• _Stated exercise_: Everything from the first line of the data below through the line that contains "US dollars -');" should be written out exactly, please, and nothing more; the pictures stay out.

%%

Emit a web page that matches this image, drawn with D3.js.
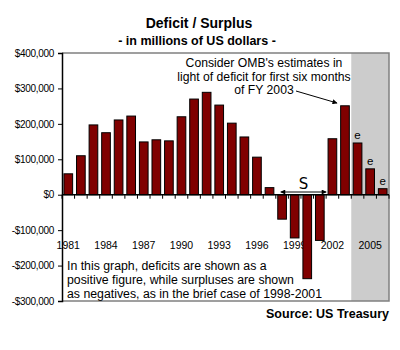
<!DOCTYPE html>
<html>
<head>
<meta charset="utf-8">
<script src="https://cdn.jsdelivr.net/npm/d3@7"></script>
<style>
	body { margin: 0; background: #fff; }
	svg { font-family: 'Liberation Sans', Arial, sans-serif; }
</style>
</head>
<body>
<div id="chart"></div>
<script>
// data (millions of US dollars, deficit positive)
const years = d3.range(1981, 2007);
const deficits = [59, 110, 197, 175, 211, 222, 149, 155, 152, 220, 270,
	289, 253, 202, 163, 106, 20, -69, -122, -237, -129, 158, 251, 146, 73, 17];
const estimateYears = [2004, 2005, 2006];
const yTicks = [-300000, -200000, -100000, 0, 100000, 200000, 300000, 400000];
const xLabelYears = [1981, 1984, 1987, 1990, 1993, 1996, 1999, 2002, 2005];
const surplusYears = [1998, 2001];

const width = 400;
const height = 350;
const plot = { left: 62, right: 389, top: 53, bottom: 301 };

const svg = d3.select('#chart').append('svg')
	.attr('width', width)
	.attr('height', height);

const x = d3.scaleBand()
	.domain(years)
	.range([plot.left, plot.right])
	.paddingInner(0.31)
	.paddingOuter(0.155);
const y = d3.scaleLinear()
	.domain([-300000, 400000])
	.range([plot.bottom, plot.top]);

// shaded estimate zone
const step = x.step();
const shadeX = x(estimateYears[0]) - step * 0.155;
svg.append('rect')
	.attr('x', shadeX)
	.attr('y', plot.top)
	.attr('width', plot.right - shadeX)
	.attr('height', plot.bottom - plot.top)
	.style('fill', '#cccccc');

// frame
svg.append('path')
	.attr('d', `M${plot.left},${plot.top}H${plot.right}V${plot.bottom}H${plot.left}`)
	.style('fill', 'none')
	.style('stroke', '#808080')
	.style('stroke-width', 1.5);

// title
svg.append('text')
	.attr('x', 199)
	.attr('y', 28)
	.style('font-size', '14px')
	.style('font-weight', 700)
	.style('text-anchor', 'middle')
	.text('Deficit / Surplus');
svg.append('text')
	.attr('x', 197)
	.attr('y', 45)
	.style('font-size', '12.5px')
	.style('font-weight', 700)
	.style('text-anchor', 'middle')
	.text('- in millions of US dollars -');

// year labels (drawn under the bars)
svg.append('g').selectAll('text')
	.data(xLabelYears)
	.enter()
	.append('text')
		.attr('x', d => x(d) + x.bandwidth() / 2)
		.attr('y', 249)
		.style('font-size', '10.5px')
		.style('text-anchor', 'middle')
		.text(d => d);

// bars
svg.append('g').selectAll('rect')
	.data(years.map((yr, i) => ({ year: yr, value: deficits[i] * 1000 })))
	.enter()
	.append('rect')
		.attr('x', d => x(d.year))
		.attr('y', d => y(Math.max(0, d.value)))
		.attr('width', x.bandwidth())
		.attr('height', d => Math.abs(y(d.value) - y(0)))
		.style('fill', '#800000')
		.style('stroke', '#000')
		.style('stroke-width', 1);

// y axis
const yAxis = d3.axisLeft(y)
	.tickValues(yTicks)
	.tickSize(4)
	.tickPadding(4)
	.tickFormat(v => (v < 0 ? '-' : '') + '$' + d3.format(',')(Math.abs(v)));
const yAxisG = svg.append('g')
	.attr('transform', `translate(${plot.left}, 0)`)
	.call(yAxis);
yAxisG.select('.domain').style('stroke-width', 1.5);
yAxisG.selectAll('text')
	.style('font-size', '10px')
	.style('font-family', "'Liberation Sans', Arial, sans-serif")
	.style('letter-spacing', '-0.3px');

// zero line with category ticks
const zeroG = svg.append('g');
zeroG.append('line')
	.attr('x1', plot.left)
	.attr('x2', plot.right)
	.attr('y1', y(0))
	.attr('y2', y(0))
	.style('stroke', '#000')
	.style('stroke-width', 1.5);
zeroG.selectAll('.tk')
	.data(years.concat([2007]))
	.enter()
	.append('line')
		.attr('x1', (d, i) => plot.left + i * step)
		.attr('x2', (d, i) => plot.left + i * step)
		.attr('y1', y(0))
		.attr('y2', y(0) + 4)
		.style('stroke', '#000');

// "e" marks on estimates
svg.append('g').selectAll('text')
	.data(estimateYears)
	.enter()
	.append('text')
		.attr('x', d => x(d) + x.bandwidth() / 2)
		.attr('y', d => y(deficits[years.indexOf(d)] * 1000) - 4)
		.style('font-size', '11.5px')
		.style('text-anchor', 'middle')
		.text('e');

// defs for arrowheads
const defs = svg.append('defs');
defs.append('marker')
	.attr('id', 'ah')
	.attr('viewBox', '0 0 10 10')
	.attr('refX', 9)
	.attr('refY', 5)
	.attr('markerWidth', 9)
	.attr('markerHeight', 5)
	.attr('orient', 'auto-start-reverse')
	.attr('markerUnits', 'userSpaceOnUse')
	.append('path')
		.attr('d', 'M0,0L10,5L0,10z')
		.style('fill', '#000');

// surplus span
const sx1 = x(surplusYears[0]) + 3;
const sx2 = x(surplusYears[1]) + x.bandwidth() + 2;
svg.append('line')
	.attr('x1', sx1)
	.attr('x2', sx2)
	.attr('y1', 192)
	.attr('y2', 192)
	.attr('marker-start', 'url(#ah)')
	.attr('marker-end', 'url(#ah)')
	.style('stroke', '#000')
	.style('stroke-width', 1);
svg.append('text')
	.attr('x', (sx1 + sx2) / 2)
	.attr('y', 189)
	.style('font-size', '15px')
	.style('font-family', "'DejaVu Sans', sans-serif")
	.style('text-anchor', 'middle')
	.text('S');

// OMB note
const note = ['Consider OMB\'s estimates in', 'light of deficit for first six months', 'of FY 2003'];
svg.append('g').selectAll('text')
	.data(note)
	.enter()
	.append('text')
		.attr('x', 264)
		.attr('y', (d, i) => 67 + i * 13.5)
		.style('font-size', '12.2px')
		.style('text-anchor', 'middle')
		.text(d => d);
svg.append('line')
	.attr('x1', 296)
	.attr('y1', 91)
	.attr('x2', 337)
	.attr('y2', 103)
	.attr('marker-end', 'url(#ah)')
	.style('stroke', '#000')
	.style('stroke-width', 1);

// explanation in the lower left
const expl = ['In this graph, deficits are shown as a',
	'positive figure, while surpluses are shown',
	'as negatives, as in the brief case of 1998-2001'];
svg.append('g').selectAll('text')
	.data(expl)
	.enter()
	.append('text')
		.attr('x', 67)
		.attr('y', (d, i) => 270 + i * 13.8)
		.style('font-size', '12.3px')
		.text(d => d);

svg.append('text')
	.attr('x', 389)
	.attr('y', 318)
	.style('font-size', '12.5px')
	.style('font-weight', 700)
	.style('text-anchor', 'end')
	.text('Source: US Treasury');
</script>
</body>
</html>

%%

• _Reply_:
Emit a web page that matches this image, drawn with D3.js.
<!DOCTYPE html>
<html>
<head>
<meta charset="utf-8">
<script src="https://cdn.jsdelivr.net/npm/d3@7"></script>
<style>
	body { margin: 0; background: #fff; }
	svg { font-family: 'Liberation Sans', Arial, sans-serif; }
</style>
</head>
<body>
<div id="chart"></div>
<script>
// data (millions of US dollars, deficit positive)
const years = d3.range(1981, 2007);
const deficits = [59, 110, 197, 175, 211, 222, 149, 155, 152, 220, 270,
	289, 253, 202, 163, 106, 20, -69, -122, -237, -129, 158, 251, 146, 73, 17];
const estimateYears = [2004, 2005, 2006];
const yTicks = [-300000, -200000, -100000, 0, 100000, 200000, 300000, 400000];
const xLabelYears = [1981, 1984, 1987, 1990, 1993, 1996, 1999, 2002, 2005];
const surplusYears = [1998, 2001];

const width = 400;
const height = 350;
const plot = { left: 62, right: 389, top: 53, bottom: 301 };

const svg = d3.select('#chart').append('svg')
	.attr('width', width)
	.attr('height', height);

const x = d3.scaleBand()
	.domain(years)
	.range([plot.left, plot.right])
	.paddingInner(0.31)
	.paddingOuter(0.155);
const y = d3.scaleLinear()
	.domain([-300000, 400000])
	.range([plot.bottom, plot.top]);

// shaded estimate zone
const step = x.step();
const shadeX = x(estimateYears[0]) - step * 0.155;
svg.append('rect')
	.attr('x', shadeX)
	.attr('y', plot.top)
	.attr('width', plot.right - shadeX)
	.attr('height', plot.bottom - plot.top)
	.style('fill', '#cccccc');

// frame
svg.append('path')
	.attr('d', `M${plot.left},${plot.top}H${plot.right}V${plot.bottom}H${plot.left}`)
	.style('fill', 'none')
	.style('stroke', '#808080')
	.style('stroke-width', 1.5);

// title
svg.append('text')
	.attr('x', 199)
	.attr('y', 28)
	.style('font-size', '14px')
	.style('font-weight', 700)
	.style('text-anchor', 'middle')
	.text('Deficit / Surplus');
svg.append('text')
	.attr('x', 197)
	.attr('y', 45)
	.style('font-size', '12.5px')
	.style('font-weight', 700)
	.style('text-anchor', 'middle')
	.text('- in millions of US dollars -');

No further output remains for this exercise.